Signed-off-by: Mike Isely <mike.isely@xxxxxxxxxxxxxxxxx>
Signed-off-by: Mike Isely <isely@xxxxxxxxx>
---
drivers/base/swnode.c | 6 +++---
1 file changed, 3 insertions(+), 3 deletions(-)
diff --git a/drivers/base/swnode.c b/drivers/base/swnode.c
index 53b3f0061ad12..18a903a35197c 100644
--- a/drivers/base/swnode.c
+++ b/drivers/base/swnode.c
@@ -36,8 +36,8 @@ struct swnode {
struct list_head children;
struct swnode *parent;
+ struct device *managing_dev;
unsigned int allocated:1;
- unsigned int managed:1;
};
static DEFINE_IDA(swnode_root_ids);
@@ -1060,7 +1060,7 @@ int device_create_managed_software_node(struct device *dev,
if (IS_ERR(fwnode))
return PTR_ERR(fwnode);
- to_swnode(fwnode)->managed = true;
+ to_swnode(fwnode)->managing_dev = dev;
set_secondary_fwnode(dev, fwnode);
if (device_is_registered(dev))
@@ -1104,7 +1104,7 @@ void software_node_notify_remove(struct device *dev)

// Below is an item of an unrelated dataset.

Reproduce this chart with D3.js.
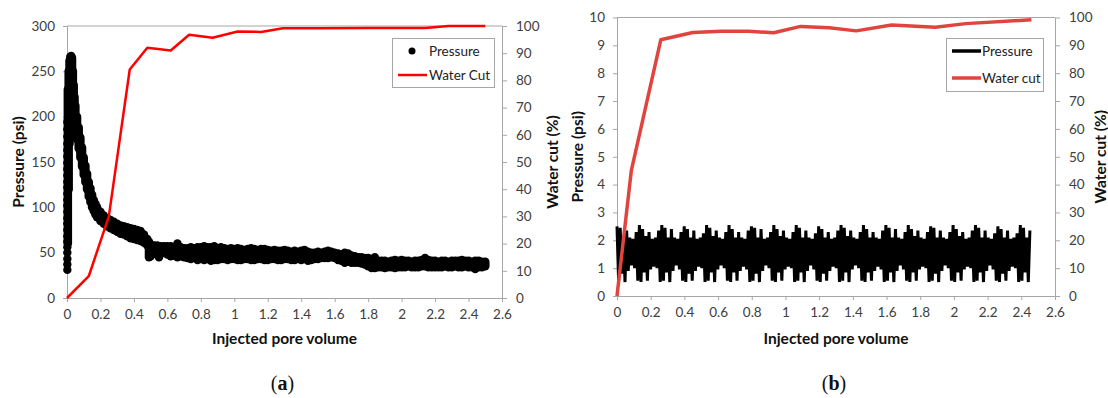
<!DOCTYPE html>
<html>
<head>
<meta charset="utf-8">
<script src="https://cdn.jsdelivr.net/npm/d3@7"></script>
<style>
body { margin: 0; background: #fff; }
svg text { font-family: Lato, "Open Sans", sans-serif; }
.tick text { fill: #404040; font-size: 13.5px; }
.domain, .tick line { stroke: #a6a6a6; }
.title { font-weight: bold; font-size: 15.5px; fill: #111; }
.leg { font-size: 13.5px; fill: #222; }
</style>
</head>
<body>
<svg id="chart" width="1108" height="398"></svg>
<script>
// ---- shared ticks
var xTicks = [0, 0.2, 0.4, 0.6, 0.8, 1, 1.2, 1.4, 1.6, 1.8, 2, 2.2, 2.4, 2.6];
var pTicksA = [0, 50, 100, 150, 200, 250, 300];
var pTicksB = [0, 1, 2, 3, 4, 5, 6, 7, 8, 9, 10];
var wcTicks = [0, 10, 20, 30, 40, 50, 60, 70, 80, 90, 100];

// ---- panel (a): pressure scatter, first readings at start of injection
var pInitA = [[0.002, 31], [0.002, 37], [0.002, 43], [0.002, 50], [0.002, 56], [0.002, 62], [0.002, 68],
    [0.002, 75], [0.002, 82], [0.002, 88], [0.002, 95], [0.002, 102], [0.002, 108], [0.002, 115],
    [0.002, 122], [0.002, 128], [0.002, 135], [0.002, 142], [0.002, 149], [0.002, 156], [0.002, 163],
    [0.002, 170], [0.002, 178], [0.002, 186], [0.002, 194]];

// dense part of the scatter: per pore volume, lowest and highest reading
var pvA = [0.005, 0.01, 0.015, 0.02, 0.025, 0.03, 0.035, 0.04, 0.045, 0.05, 0.06, 0.07, 0.08, 0.09, 0.10,
    0.11, 0.12, 0.13, 0.14, 0.15, 0.16, 0.17, 0.18, 0.20, 0.22, 0.24, 0.26, 0.28, 0.30, 0.32, 0.34, 0.36,
    0.38, 0.40, 0.42, 0.44, 0.46, 0.48, 0.49, 0.50, 0.52, 0.54, 0.55, 0.56, 0.58, 0.60, 0.62, 0.64, 0.66,
    0.68, 0.70, 0.72, 0.74, 0.76, 0.78, 0.80, 0.82, 0.84, 0.86, 0.88, 0.90, 0.92, 0.94, 0.96, 0.98,
    1.00, 1.02, 1.04, 1.06, 1.08, 1.10, 1.12, 1.14, 1.16, 1.18, 1.20, 1.22, 1.24, 1.26, 1.28, 1.30,
    1.32, 1.34, 1.36, 1.38, 1.40, 1.42, 1.44, 1.46, 1.48, 1.50, 1.52, 1.54, 1.56, 1.58, 1.60, 1.62,
    1.64, 1.66, 1.68, 1.70, 1.72, 1.74, 1.76, 1.78, 1.80, 1.82, 1.84, 1.86, 1.88, 1.90, 1.92, 1.94,
    1.96, 1.98, 2.00, 2.02, 2.04, 2.06, 2.08, 2.10, 2.12, 2.14, 2.16, 2.18, 2.20, 2.22, 2.24, 2.26,
    2.28, 2.30, 2.32, 2.34, 2.36, 2.38, 2.40, 2.42, 2.44, 2.46, 2.48, 2.50];
var pLoA = [60, 120, 170, 200, 210, 205, 200, 195, 190, 185, 175, 165, 155, 145, 136,
    128, 120, 112, 106, 100, 96, 92, 89, 85, 82, 79, 77, 75, 73, 71, 70, 68,
    66, 65, 64, 63, 61, 58, 45, 46, 49, 48, 45, 49, 50, 48, 46, 47, 45,
    46, 45, 44, 43, 44, 42, 43, 42, 43, 41, 42, 42, 43, 43, 42, 43,
    43, 42, 42, 43, 43, 42, 42, 43, 43, 42, 42, 43, 43, 42, 42, 43,
    43, 42, 42, 43, 42, 43, 41, 42, 43, 43, 44, 44, 44, 45, 44, 42,
    41, 39, 40, 39, 39, 39, 38, 37, 35, 33, 33, 34, 34, 33, 34, 34,
    33, 34, 34, 34, 35, 34, 34, 34, 35, 35, 34, 34, 34, 34, 34, 35,
    34, 34, 35, 34, 34, 35, 34, 34, 32, 34, 34, 35];
var pHiA = [230, 250, 262, 266, 267, 265, 250, 235, 222, 212, 200, 188, 177, 166, 155,
    146, 137, 128, 121, 114, 108, 104, 100, 95, 91, 88, 86, 84, 82, 80, 79, 78,
    77, 76, 75, 74, 70, 65, 62, 59, 58, 58, 57, 57, 57, 57, 57, 56, 60,
    56, 55, 55, 56, 55, 56, 56, 57, 56, 56, 57, 55, 56, 55, 54, 55,
    54, 55, 54, 53, 54, 55, 54, 53, 54, 54, 53, 52, 53, 52, 52, 53,
    52, 51, 52, 51, 52, 53, 51, 50, 50, 51, 50, 51, 52, 51, 50, 49,
    48, 50, 49, 47, 46, 45, 45, 44, 44, 43, 45, 41, 41, 41, 40, 41,
    42, 41, 42, 41, 41, 40, 41, 41, 42, 44, 42, 41, 41, 40, 41, 41,
    40, 41, 41, 41, 42, 41, 41, 40, 41, 41, 40, 40];

// water cut (%), panel (a)
var wcPvA = [0, 0.13, 0.25, 0.375, 0.48, 0.62, 0.73, 0.87, 1.02, 1.16, 1.29, 1.5, 1.8, 2.14, 2.28, 2.5];
var wcA = [0, 8, 30, 84, 92, 91, 96.8, 95.7, 98, 97.8, 99.2, 99.2, 99.3, 99.3, 100, 100];

// ---- panel (b): pressure readings (psi) taken every pvStepB pore volumes
var pvStepB = 0.0095;
var pressureB = [
    2.5, 0.55, 2.45, 0.8, 2.1, 0.5, 2.35, 0.9, 2.1, 1.1, 2.05, 1.0, 2.3, 0.55,
    2.55, 0.5, 2.4, 0.85, 2.15, 0.55, 2.3, 0.95, 2.05, 1.05, 2.1, 1.0, 2.35, 0.5,
    2.55, 0.55, 2.45, 0.85, 2.1, 0.5, 2.4, 0.9, 2.1, 1.1, 2.05, 0.95, 2.3, 0.55,
    2.5, 0.5, 2.4, 0.8, 2.1, 0.55, 2.35, 0.9, 2.05, 1.05, 2.1, 1.0, 2.25, 0.5,
    2.55, 0.55, 2.45, 0.85, 2.15, 0.5, 2.35, 0.95, 2.1, 1.1, 2.05, 1.0, 2.3, 0.55,
    2.55, 0.5, 2.4, 0.85, 2.1, 0.55, 2.3, 0.9, 2.1, 1.05, 2.05, 0.95, 2.35, 0.5,
    2.5, 0.55, 2.45, 0.8, 2.1, 0.5, 2.4, 0.9, 2.05, 1.1, 2.1, 1.0, 2.3, 0.55,
    2.55, 0.5, 2.4, 0.85, 2.15, 0.55, 2.35, 0.95, 2.1, 1.05, 2.05, 1.0, 2.3, 0.5,
    2.55, 0.55, 2.45, 0.85, 2.1, 0.5, 2.35, 0.9, 2.1, 1.1, 2.05, 0.95, 2.25, 0.55,
    2.5, 0.5, 2.4, 0.8, 2.1, 0.55, 2.3, 0.9, 2.05, 1.05, 2.1, 1.0, 2.35, 0.5,
    2.55, 0.55, 2.45, 0.85, 2.15, 0.5, 2.35, 0.95, 2.1, 1.1, 2.05, 1.0, 2.3, 0.55,
    2.55, 0.5, 2.4, 0.85, 2.1, 0.55, 2.3, 0.9, 2.1, 1.05, 2.05, 0.95, 2.35, 0.5,
    2.55, 0.55, 2.45, 0.85, 2.1, 0.5, 2.4, 0.9, 2.1, 1.1, 2.05, 0.95, 2.3, 0.55,
    2.55, 0.5, 2.4, 0.85, 2.15, 0.55, 2.35, 0.95, 2.1, 1.05, 2.05, 1.0, 2.3, 0.5,
    2.5, 0.55, 2.45, 0.8, 2.1, 0.5, 2.35, 0.9, 2.1, 1.1, 2.05, 1.0, 2.3, 0.55,
    2.55, 0.5, 2.4, 0.85, 2.15, 0.55, 2.3, 0.95, 2.05, 1.05, 2.1, 1.0, 2.35, 0.5,
    2.55, 0.55, 2.45, 0.85, 2.1, 0.5, 2.35, 0.9, 2.1, 1.1, 2.05, 0.95, 2.25, 0.55,
    2.5, 0.5, 2.4, 0.8, 2.1, 0.55, 2.35, 0.9, 2.05, 1.05, 2.1, 1.0, 2.25, 0.5,
    2.55, 0.55, 2.45, 0.85, 2.1, 0.5, 2.35];

// water cut (%), panel (b)
var wcPvB = [0, 0.085, 0.26, 0.45, 0.62, 0.78, 0.93, 1.09, 1.26, 1.42, 1.63, 1.89, 2.07, 2.46];
var wcB = [0, 45, 92, 94.6, 95.1, 95.1, 94.5, 96.8, 96.3, 95.2, 97.3, 96.5, 97.8, 99.2];

var svg = d3.select("#chart");
var fmt = d3.format("~g");

// axes + frame for one panel
function drawFrame(x, yL, yR, pTicks) {
    var x0 = x.range()[0], x1 = x.range()[1];
    var y0 = yL.range()[0], y1 = yL.range()[1];

    // top border line
    svg.append("line")
        .attr("x1", x0).attr("x2", x1)
        .attr("y1", y1).attr("y2", y1)
        .attr("stroke", "#a6a6a6");

    svg.append("g")
        .attr("transform", "translate(0," + y0 + ")")
        .call(d3.axisBottom(x).tickValues(xTicks).tickFormat(fmt).tickSize(4).tickSizeOuter(0).tickPadding(7));

    svg.append("g")
        .attr("transform", "translate(" + x0 + ",0)")
        .call(d3.axisLeft(yL).tickValues(pTicks).tickFormat(fmt).tickSize(4).tickSizeOuter(0).tickPadding(8));

    svg.append("g")
        .attr("transform", "translate(" + x1 + ",0)")
        .call(d3.axisRight(yR).tickValues(wcTicks).tickSize(5).tickSizeOuter(0).tickPadding(9));
}

function drawTitles(x, yL, leftX, rightX, caption) {
    var cx = (x.range()[0] + x.range()[1]) / 2;
    var cy = (yL.range()[0] + yL.range()[1]) / 2;

    svg.append("text").attr("class", "title")
        .attr("x", cx).attr("y", 344)
        .attr("text-anchor", "middle")
        .text("Injected pore volume");

    svg.append("text").attr("class", "title")
        .attr("transform", "translate(" + leftX + "," + cy + ") rotate(-90)")
        .attr("text-anchor", "middle")
        .attr("dy", "0.35em")
        .text("Pressure (psi)");

    svg.append("text").attr("class", "title")
        .attr("transform", "translate(" + rightX + "," + cy + ") rotate(-90)")
        .attr("text-anchor", "middle")
        .attr("dy", "0.35em")
        .text("Water cut (%)");

    var cap = svg.append("text")
        .attr("x", cx - 2).attr("y", 390)
        .attr("text-anchor", "middle")
        .style("font-family", "'Liberation Serif', 'DejaVu Serif', serif")
        .style("font-size", "20px")
        .attr("fill", "#111");
    cap.append("tspan").text("(");
    cap.append("tspan").attr("font-weight", "bold").text(caption);
    cap.append("tspan").text(")");
}

/* ------------------------- panel (a) ------------------------- */
var xA = d3.scaleLinear().domain([0, 2.6]).range([67, 502]);
var yA = d3.scaleLinear().domain([0, 300]).range([298, 26]);
var yA2 = d3.scaleLinear().domain([0, 100]).range([298, 26]);

drawFrame(xA, yA, yA2, pTicksA);

// dense scatter: each sample drawn as a stack of markers from low to high reading
var bandA = pvA.map(function (pv, i) { return { pv: pv, lo: pLoA[i], hi: pHiA[i] }; });
svg.append("g").selectAll("line")
    .data(bandA)
    .enter().append("line")
    .attr("x1", function (d) { return xA(d.pv); })
    .attr("x2", function (d) { return xA(d.pv); })
    .attr("y1", function (d) { return yA(d.lo); })
    .attr("y2", function (d) { return yA(d.hi); })
    .attr("stroke", "#000")
    .attr("stroke-width", 8.5)
    .attr("stroke-linecap", "round");

svg.append("g").selectAll("circle")
    .data(pInitA)
    .enter().append("circle")
    .attr("cx", function (d) { return xA(d[0]); })
    .attr("cy", function (d) { return yA(d[1]); })
    .attr("r", 4.2)
    .attr("fill", "#000");

svg.append("path")
    .datum(wcPvA.map(function (pv, i) { return [pv, wcA[i]]; }))
    .attr("fill", "none")
    .attr("stroke", "#ff0000")
    .attr("stroke-width", 2.5)
    .attr("stroke-linejoin", "round")
    .attr("d", d3.line().x(function (d) { return xA(d[0]); }).y(function (d) { return yA2(d[1]); }));

// legend (a)
var legA = svg.append("g");
legA.append("rect").attr("x", 392.5).attr("y", 38.5).attr("width", 102).attr("height", 49)
    .attr("fill", "#fff").attr("stroke", "#a6a6a6");
legA.append("circle").attr("cx", 412).attr("cy", 51).attr("r", 3.5).attr("fill", "#000");
legA.append("text").attr("class", "leg").attr("x", 429).attr("y", 51).attr("dy", "0.35em").text("Pressure");
legA.append("line").attr("x1", 398).attr("x2", 427).attr("y1", 75).attr("y2", 75)
    .attr("stroke", "#ff0000").attr("stroke-width", 2.5);
legA.append("text").attr("class", "leg").attr("x", 429).attr("y", 75).attr("dy", "0.35em").text("Water Cut");

drawTitles(xA, yA, 19, 553, "a");

/* ------------------------- panel (b) ------------------------- */
var xB = d3.scaleLinear().domain([0, 2.6]).range([617, 1055]);
var yB = d3.scaleLinear().domain([0, 10]).range([296, 17.5]);
var yB2 = d3.scaleLinear().domain([0, 100]).range([296, 17.5]);

drawFrame(xB, yB, yB2, pTicksB);

svg.append("path")
    .datum(pressureB.map(function (v, i) { return [i * pvStepB, v]; }))
    .attr("fill", "none")
    .attr("stroke", "#000")
    .attr("stroke-width", 3)
    .attr("stroke-linejoin", "bevel")
    .attr("d", d3.line().x(function (d) { return xB(d[0]); }).y(function (d) { return yB(d[1]); }));

svg.append("path")
    .datum(wcPvB.map(function (pv, i) { return [pv, wcB[i]]; }))
    .attr("fill", "none")
    .attr("stroke", "#e0443e")
    .attr("stroke-width", 3.5)
    .attr("stroke-linejoin", "round")
    .attr("d", d3.line().x(function (d) { return xB(d[0]); }).y(function (d) { return yB2(d[1]); }));

// legend (b)
var legB = svg.append("g");
legB.append("rect").attr("x", 946.5).attr("y", 38.5).attr("width", 97).attr("height", 53)
    .attr("fill", "#fff").attr("stroke", "#a6a6a6");
legB.append("line").attr("x1", 952).attr("x2", 981).attr("y1", 51).attr("y2", 51)
    .attr("stroke", "#000").attr("stroke-width", 3.5);
legB.append("text").attr("class", "leg").attr("x", 982).attr("y", 51).attr("dy", "0.35em").text("Pressure");
legB.append("line").attr("x1", 952).attr("x2", 981).attr("y1", 78).attr("y2", 78)
    .attr("stroke", "#e0443e").attr("stroke-width", 3.5);
legB.append("text").attr("class", "leg").attr("x", 982).attr("y", 78).attr("dy", "0.35em").text("Water cut");

drawTitles(xB, yB, 578, 1101, "b");
</script>
</body>
</html>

sysfs_remove_link(&dev->kobj, "software_node");
kobject_put(&swnode->kobj);
- if (swnode->managed) {
+ if (swnode->managing_dev == dev) {
set_secondary_fwnode(dev, NULL);
kobject_put(&swnode->kobj);
}
--
2.47.3
---
Correct issue in drivers/base/swnode.c that can lead to use-after-free
due to kobject reference counting error, which itself is due to
incorrect behavior with the "managed" struct swnode flag in
circumstances involving child struct device instances where the parent
struct device is managing a struct swnode.
Use-after-free in this case leads to likely kernel heap corruption, so
any manner of chaos can result, if left unaddressed.